Devil Dogs are actually the manufactured, prepackaged version of Whoopie Pies, more or less; Whoopie Pies are round, and look like large homemade Oreos. But they rarely have that dense texture, because it's very hard to do.
The cream filling is like a cross between Oreo cookie filling and Twinkie filling. It's dense, too, almost like homemade frosting -- not the thixotropic stuff of Twinkies.
― Tep (ktepi), Friday, 2 July 2004 05:25 (twenty years ago)
― oops (Oops), Friday, 2 July 2004 05:29 (twenty years ago)
― Tep (ktepi), Friday, 2 July 2004 05:31 (twenty years ago)
― roger adultery (roger adultery), Friday, 2 July 2004 05:33 (twenty years ago)

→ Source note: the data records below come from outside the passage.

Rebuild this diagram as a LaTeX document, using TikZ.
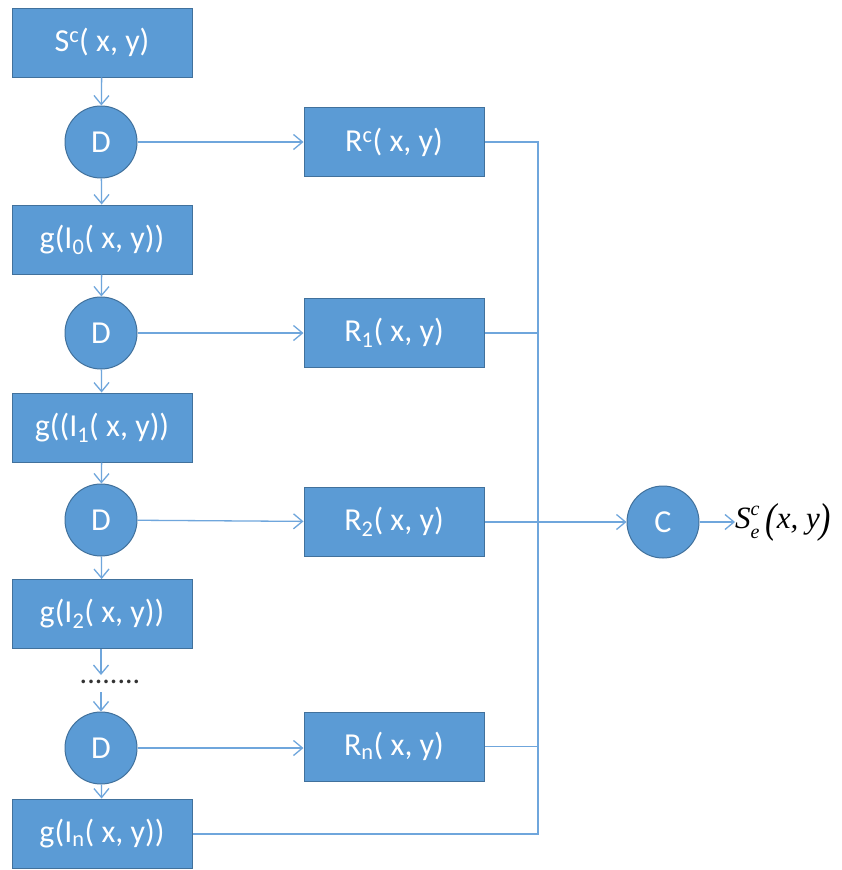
\documentclass[tikz,border=0pt]{standalone}
\usepackage{fontspec}
\setmainfont{Carlito}
\newfontfamily\tms{Liberation Serif}
\usetikzlibrary{arrows.meta}
\definecolor{boxfill}{HTML}{5B9BD5}
\definecolor{boxline}{HTML}{41719C}
\definecolor{conn}{HTML}{6FA6DC}
\begin{document}
\begin{tikzpicture}[x=1pt,y=-1pt,
  blockbox/.style={draw=boxline,line width=1pt,fill=boxfill,minimum width=180pt,minimum height=69pt,inner sep=0pt,text=white,font=\fontsize{32}{36}\selectfont},
  dnode/.style={draw=boxline,line width=1pt,fill=boxfill,circle,minimum size=72pt,inner sep=0pt,text=white,font=\fontsize{32}{36}\selectfont},
  link/.style={draw=conn,line width=1.3pt},
  arr/.style={link,-{Straight Barb[length=9pt,width=15pt,line width=1.3pt]}}
]
\useasboundingbox (0,0) rectangle (842,870);
\fill[white] (0,0) rectangle (842,870);
% left column
\node[blockbox] (s) at (102,42.5) {S\textsuperscript{c}( x, y)};
\node[dnode] (d1) at (101,142) {D};
\node[blockbox] (g0) at (102,239.5) {g(I\textsubscript{0}( x, y))};
\node[dnode] (d2) at (101,333) {D};
\node[blockbox] (g1) at (102,427.5) {g((I\textsubscript{1}( x, y))};
\node[dnode] (d3) at (101,520) {D};
\node[blockbox] (g2) at (102,614) {g(I\textsubscript{2}( x, y))};
\node[inner sep=0pt,font=\fontsize{30}{34}\selectfont,text=black!80] (dots) at (110,682) {........};
\coordinate (dotsT) at (101,675);
\coordinate (dotsB) at (101,692);
\node[dnode] (dn) at (101,748) {D};
\node[blockbox] (gn) at (102,833.5) {g(I\textsubscript{n}( x, y))};
% right column
\node[blockbox] (rc) at (394,142) {R\textsuperscript{c}( x, y)};
\node[blockbox] (r1) at (394,333) {R\textsubscript{1}( x, y)};
\node[blockbox] (r2) at (394,522) {R\textsubscript{2}( x, y)};
\node[blockbox] (rn) at (394,746.5) {R\textsubscript{n}( x, y)};
% combiner
\node[dnode] (c) at (663,522) {C};
\node[anchor=west,inner sep=0pt,font=\tms\fontsize{31}{34}\selectfont] (out) at (735,522)
  {\itshape S\makebox[0pt][l]{\raisebox{0.42em}{\fontsize{20}{22}\selectfont c}}\raisebox{-0.3em}{\fontsize{20}{22}\selectfont e}\hspace{6pt}\raisebox{-0.1em}{\scalebox{1.1}[1.35]{(}}x, y\raisebox{-0.1em}{\scalebox{1.1}[1.35]{)}}};
% bus
\coordinate (bt) at (538,142);
\coordinate (bb) at (538,834);
% vertical arrows
\draw[arr] (s) -- (d1);
\draw[arr] (d1) -- (g0);
\draw[arr] (g0) -- (d2);
\draw[arr] (d2) -- (g1);
\draw[arr] (g1) -- (d3);
\draw[arr] (d3) -- (g2);
\draw[arr] (g2.south -| dotsT) -- (dotsT);
\draw[arr] (dotsB) -- (dn.north);
\draw[arr] (dn) -- (gn);
% horizontal arrows
\draw[arr] (d1) -- (rc);
\draw[arr] (d2) -- (r1);
\draw[arr] (d3) -- (r2);
\draw[arr] (dn) -- (dn -| rn.west);
% to bus
\draw[link] (rc.east) -- (bt) -- (bb) -- (bb -| gn.east);
\draw[link] (r1.east) -- (r1.east -| bt);
\draw[link] (rn.east) -- (rn.east -| bt);
\draw[arr] (r2) -- (c);
\draw[arr] (c) -- (out);
\end{tikzpicture}
\end{document}
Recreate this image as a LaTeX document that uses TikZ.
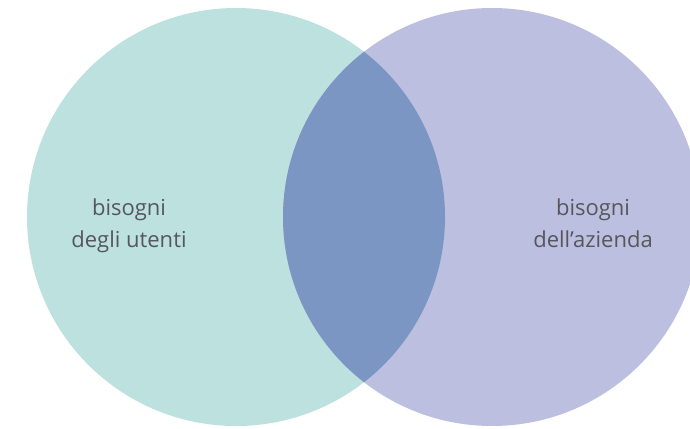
\documentclass[tikz,border=0pt]{standalone}
\usepackage{fontspec}
\setmainfont{Open Sans}
\usepackage{tikz}

\definecolor{tealpale}{HTML}{BDE1DF}
\definecolor{lavender}{HTML}{BDBFE0}
\definecolor{overlapblue}{HTML}{7B96C3}
\definecolor{textgrey}{HTML}{55575C}

\begin{document}
\begin{tikzpicture}[
  x=1pt, y=-1pt,
  set/.style = {circle, inner sep=0pt, minimum size=418pt},
  label/.style = {align=center, text=textgrey, font=\fontsize{22}{32}\selectfont}
]
\useasboundingbox (0,0) rectangle (690,428);

% the two sets
\node[set, fill=tealpale] (users) at (236,217) {};
\node[set, fill=lavender] (company) at (492,217) {};

% shared part
\begin{scope}
  \clip (236,217) circle (209);
  \fill[overlapblue] (492,217) circle (209);
\end{scope}

\node[label] (usersText) at (129,226) {bisogni\\degli utenti};
\node[label] (companyText) at (593,223) {bisogni\\dell’azienda};
\end{tikzpicture}
\end{document}
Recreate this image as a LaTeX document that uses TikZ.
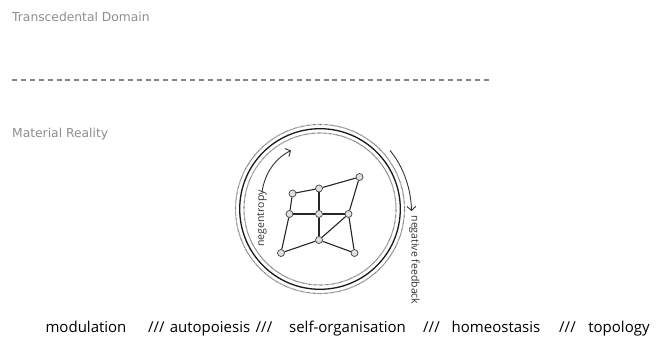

That choc coating would always crumble half way off and I'd notice that I actually liked it better without, so then I'd just peel it off myself. So the cake part of the swiss rolls is close to the devil dog's? I definitely like that texture better than suzy q's's'. I can't get any Drakes products out here, or at least not at any store I've been to.